The hypertext constraint in REST is often referred to as "Hypermedia as the Engine of Application State" or HATEOAS.

The irony is that even Web noobs get the concept of hypertext: (1) start on a home page; (2) read some text; (3) find a link; (4) click link; (5) get a new page.

REST simply says that what works for humans on the Web should work for machines as well.

Media Types: Essential Building Blocks of a RESTful System

It's not enough for machines to follow links. They need to have an idea of what's on the other side. This is where media types (think MIME types) come in. A media type communicates to a REST client the semantics of the current page and what's on the other end of its links.

In other words, RESTful Web applications don't serve generic media types like 'application/xml' or 'application/json'. Instead they either use existing media types with well-defined semantics (e.g., Atom)), or invent new media types - possibly based on a general purpose data representation format such as XHTML or JSON.

In a truly RESTful system, almost all coupling between client and server is reduced to the media types they exchange.

Signs Your API is not RESTful

The existence of any of these attributes indicates that a Web API is not RESTful:

  • published URI templates, e.g., /courses/{id}/students
  • serving 'application/xml' or 'application/json' media types
  • documentation that doesn't focus on media types

Examples

The problem with the REST architectural style is that so few examples exist. Abstract concepts without examples usually don't gain much traction.

For one example of an API that comes very close to what a RESTful application should look like, check out the Sun Cloud API.

The Chemcaster Web API

Chemcaster is a cheminformatics Web services platform that enables the creation of chemistry-focused Web applications without the need to install or maintain cheminformatics software. It offers resources for the most important cheminformatics capabilities including compound registration, structure imaging, and exact- and substructure search.

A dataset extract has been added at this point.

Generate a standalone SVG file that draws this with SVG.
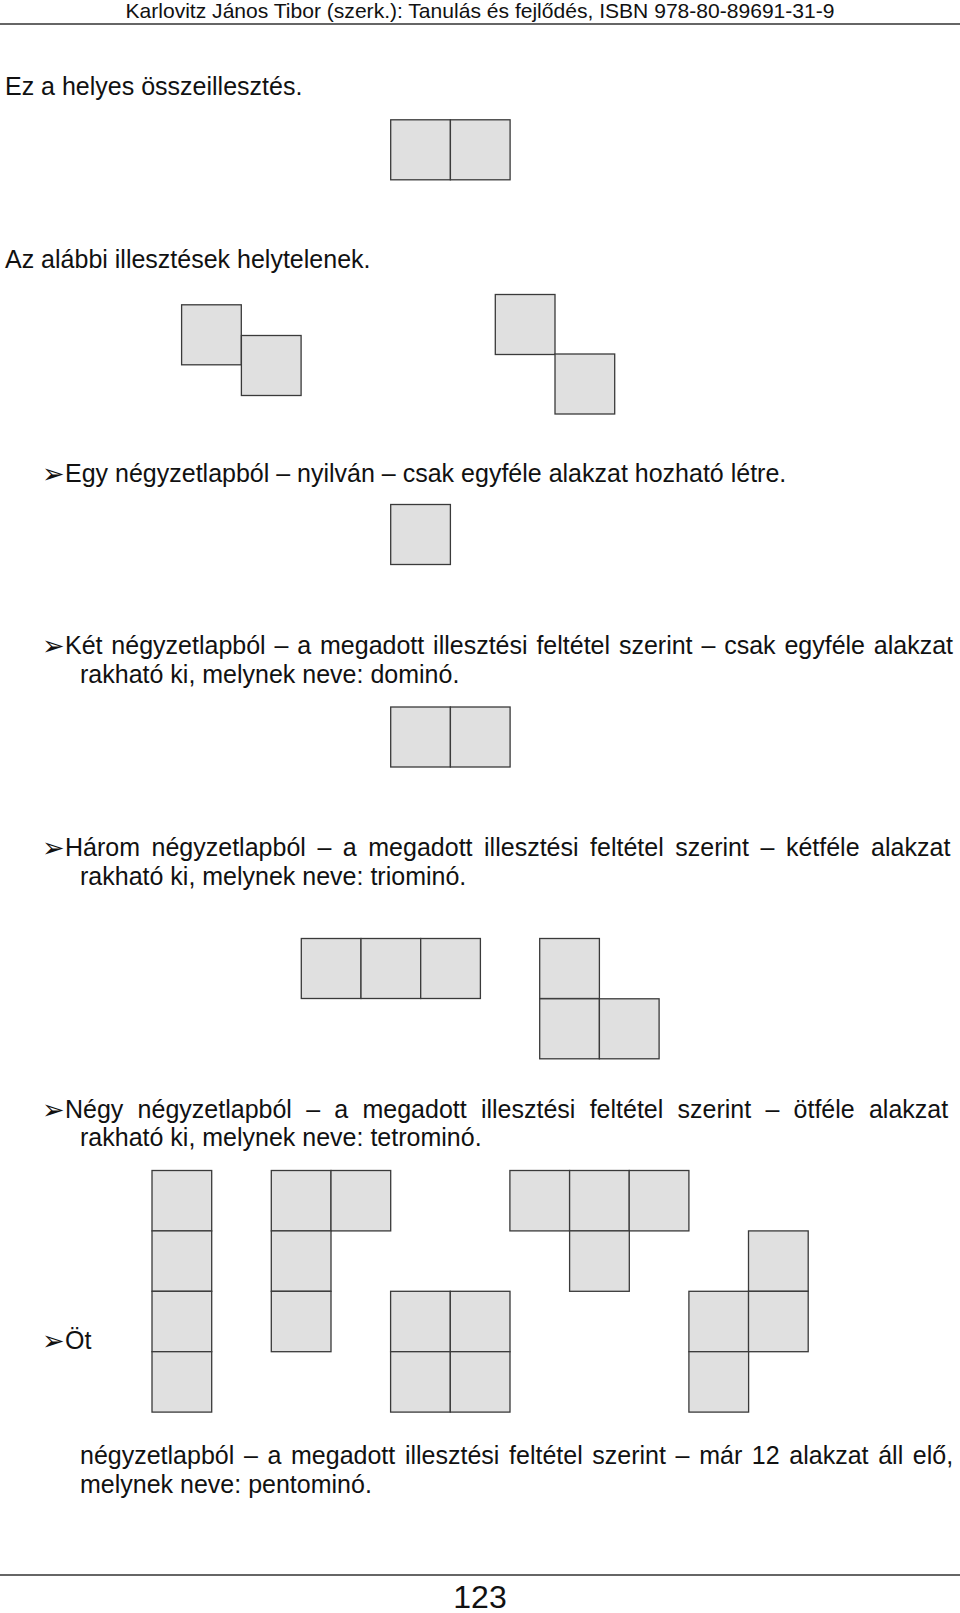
<svg xmlns="http://www.w3.org/2000/svg" width="960" height="1613" viewBox="0 0 960 1613">
<style>
.t{font-family:"Liberation Sans",Arial,sans-serif;font-size:25px;fill:#111}
.h{font-family:"Liberation Sans",Arial,sans-serif;font-size:21px;fill:#111}
.b{font-family:"DejaVu Sans",sans-serif;font-size:27px;fill:#111}
.sq{fill:#e0e0e0;stroke:#3a3a3a;stroke-width:1.3}
.rule{stroke:#333;stroke-width:1.5}
</style>
<defs>
<rect id="s" class="sq" width="59.7" height="60"/>
<rect id="q" class="sq" width="59.7" height="60.4"/>
</defs>
<rect width="960" height="1613" fill="#fff"/>

<g id="header">
<text class="h" x="480" y="17.5" text-anchor="middle" textLength="709" lengthAdjust="spacingAndGlyphs">Karlovitz János Tibor (szerk.): Tanulás és fejlődés, ISBN 978-80-89691-31-9</text>
<line class="rule" x1="0" y1="24" x2="960" y2="24"/>
</g>

<g id="texts">
<text class="t" x="5" y="95">Ez a helyes összeillesztés.</text>
<text class="t" x="5" y="268">Az alábbi illesztések helytelenek.</text>
<text class="b" x="42" y="483">➢</text>
<text class="t" x="65" y="482">Egy négyzetlapból – nyilván – csak egyféle alakzat hozható létre.</text>
<text class="b" x="42" y="655">➢</text>
<text class="t" x="65" y="654" word-spacing="1.9">Két négyzetlapból – a megadott illesztési feltétel szerint – csak egyféle alakzat</text>
<text class="t" x="80" y="683">rakható ki, melynek neve: dominó.</text>
<text class="b" x="42" y="857">➢</text>
<text class="t" x="65" y="856" word-spacing="4.6">Három négyzetlapból – a megadott illesztési feltétel szerint – kétféle alakzat</text>
<text class="t" x="80" y="885">rakható ki, melynek neve: triominó.</text>
<text class="b" x="42" y="1118.5">➢</text>
<text class="t" x="65" y="1117.5" word-spacing="7.3">Négy négyzetlapból – a megadott illesztési feltétel szerint – ötféle alakzat</text>
<text class="t" x="80" y="1146">rakható ki, melynek neve: tetrominó.</text>
<text class="b" x="42" y="1350">➢</text>
<text class="t" x="65" y="1349">Öt</text>
<text class="t" x="80" y="1464" word-spacing="2.7">négyzetlapból – a megadott illesztési feltétel szerint – már 12 alakzat áll elő,</text>
<text class="t" x="80" y="1493">melynek neve: pentominó.</text>
</g>

<g id="domino-correct">
<use href="#s" x="390.7" y="119.8"/>
<use href="#s" x="450.4" y="119.8"/>
</g>
<g id="wrong-halfshift">
<use href="#s" x="181.6" y="304.8"/>
<use href="#s" x="241.4" y="335.5"/>
</g>
<g id="wrong-corner">
<use href="#s" x="495.3" y="294.5"/>
<use href="#s" x="555.0" y="354.0"/>
</g>
<g id="monomino">
<use href="#s" x="390.7" y="504.5"/>
</g>
<g id="domino">
<use href="#s" x="390.7" y="707"/>
<use href="#s" x="450.4" y="707"/>
</g>
<g id="triomino-I">
<use href="#s" x="301.3" y="938.5"/>
<use href="#s" x="361.0" y="938.5"/>
<use href="#s" x="420.7" y="938.5"/>
</g>
<g id="triomino-L">
<use href="#s" x="539.7" y="938.5"/>
<use href="#s" x="539.7" y="998.8"/>
<use href="#s" x="599.4" y="998.8"/>
</g>

<g id="tetromino-I">
<use href="#q" x="152" y="1170.5"/>
<use href="#q" x="152" y="1230.9"/>
<use href="#q" x="152" y="1291.3"/>
<use href="#q" x="152" y="1351.7"/>
</g>
<g id="tetromino-L">
<use href="#q" x="271.3" y="1170.5"/>
<use href="#q" x="331.0" y="1170.5"/>
<use href="#q" x="271.3" y="1230.9"/>
<use href="#q" x="271.3" y="1291.3"/>
</g>
<g id="tetromino-O">
<use href="#q" x="390.6" y="1291.3"/>
<use href="#q" x="450.3" y="1291.3"/>
<use href="#q" x="390.6" y="1351.7"/>
<use href="#q" x="450.3" y="1351.7"/>
</g>
<g id="tetromino-T">
<use href="#q" x="509.9" y="1170.5"/>
<use href="#q" x="569.6" y="1170.5"/>
<use href="#q" x="629.2" y="1170.5"/>
<use href="#q" x="569.6" y="1230.9"/>
</g>
<g id="tetromino-S">
<use href="#q" x="748.5" y="1230.9"/>
<use href="#q" x="688.9" y="1291.3"/>
<use href="#q" x="748.5" y="1291.3"/>
<use href="#q" x="688.9" y="1351.7"/>
</g>

<g id="footer">
<line class="rule" x1="0" y1="1575" x2="960" y2="1575"/>
<text class="h" x="480" y="1608" text-anchor="middle" style="font-size:32px">123</text>
</g>
</svg>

The current Web API, although making use of many concepts from REST, does not implement the HATEOAS constraint, and so is not RESTful.

In particular, notice the tight coupling this API promotes: a change to any of the URIs implemented by the server through renaming, a change of resource primary id, or a change in protocol (e.g., https->http) may result in clients that no longer work with the service.

Also notice that there's no obvious way to deal with such problems as results pagination or API versioning.

We're currently working on a new, RESTful API that's completely hypertext-driven. A Ruby Chemcaster client is also under development and will be released as open source.

Although still early days, it's already clear that the new Chemcaster API will enable much more evolution of the service without affecting existing client code. Work so far also suggests that given the right set of low-level tools, clients (and servers) for this kind of hypertext-driven API can be developed very efficiently.

Conclusions

The importance of automated agents such as instruments and systems that interact with them in science will only increase over time. Effective communication among these systems and the people using them is essential to realizing the biggest return on investment. REST offers a powerful approach to the problem of keeping scientific informatics systems and automated agents working together while the underlying components evolve.